Some scientists working on artificial intelligence have concluded that the best way to design a reasoning machine is to create a design based on the human brain. The functioning of the human brain is essentially carried out by a network of nerve cells or neurons. Scientists reason that if chips, the DNA or the building blocks of a computer, can be made to behave like neurons, a network of these chips will simulate the human brain. By the early 1990s, such a silicon chip had been developed and in December 1996, scientists at the Argonne National Laboratory in Illinois claimed to have programmed a computer that could simulate human reasoning. This computer reasoned out the solution to a complex mathematical problem independently, following mathematical rules rather than a specific set of instructions. If scientists can steer the development of the reasoning computer into a direction which will lead to the development of machines which possess vision and touch sensors and share knowledge not just with humans but with each other, we might see machines pass Turing’s test in our lifetime.

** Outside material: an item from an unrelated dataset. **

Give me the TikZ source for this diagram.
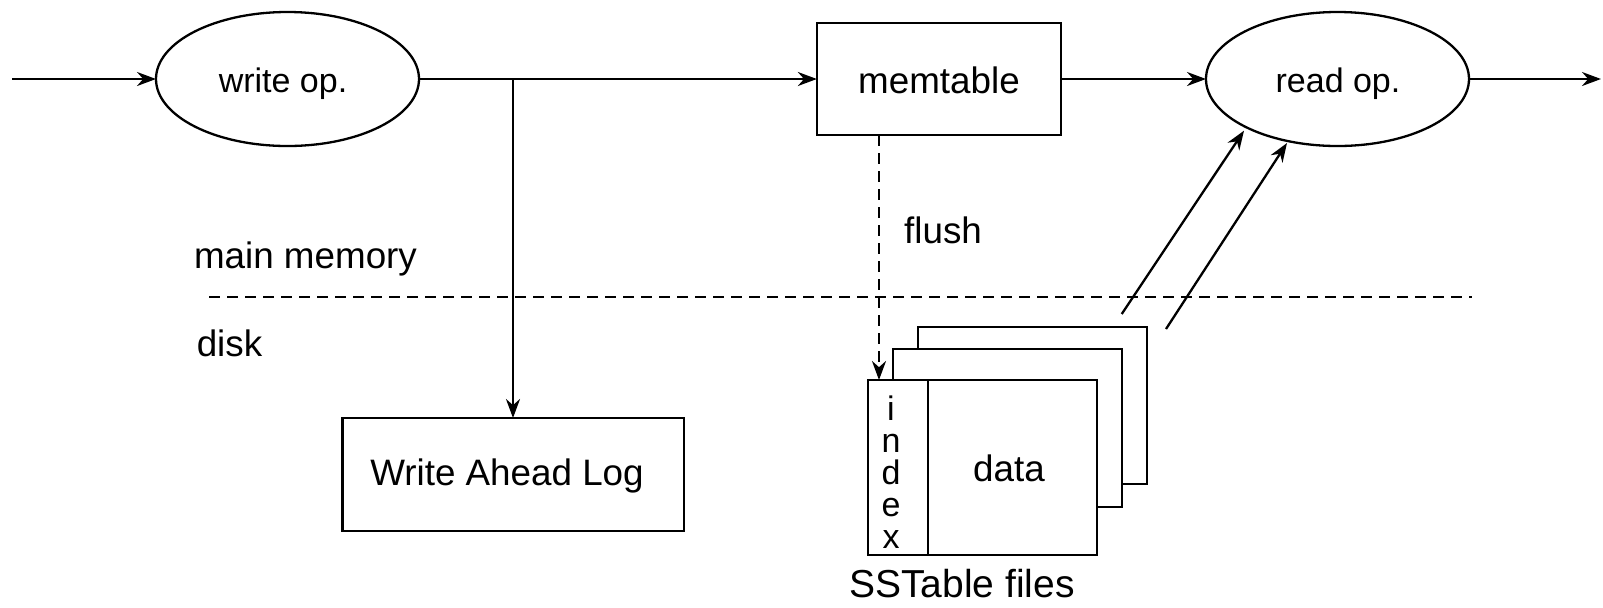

This fascination with mechanical devices created only to ease human life has existed since the 8th century BC when Homer wrote the Iliad, in which he described "handmaids of gold resembling living young damsels". But the author who seems to have the most accurate vision of the development of computerised devices in the 20th century is Arthur C. Clarke. His fictional world of space travel in the 21st century does not have androids. Instead, it has a computer called HAL9000 which is so perceptive that it suffers from the extreme emotions that some acutely sensitive humans possess. In a even more distant future, a reasoning, mechanical, independent being, capable of replicating itself ponders on its origin the way humans have since intelligence dawned. It rejects the claim of the inhabitants of a planet called Earth that they are its creators because, it

argues, how can beings of an inferior intelligence have possibly created the super-being that it is. Can the makers of Internist and Prospector predict such acumen in future generations of their creations?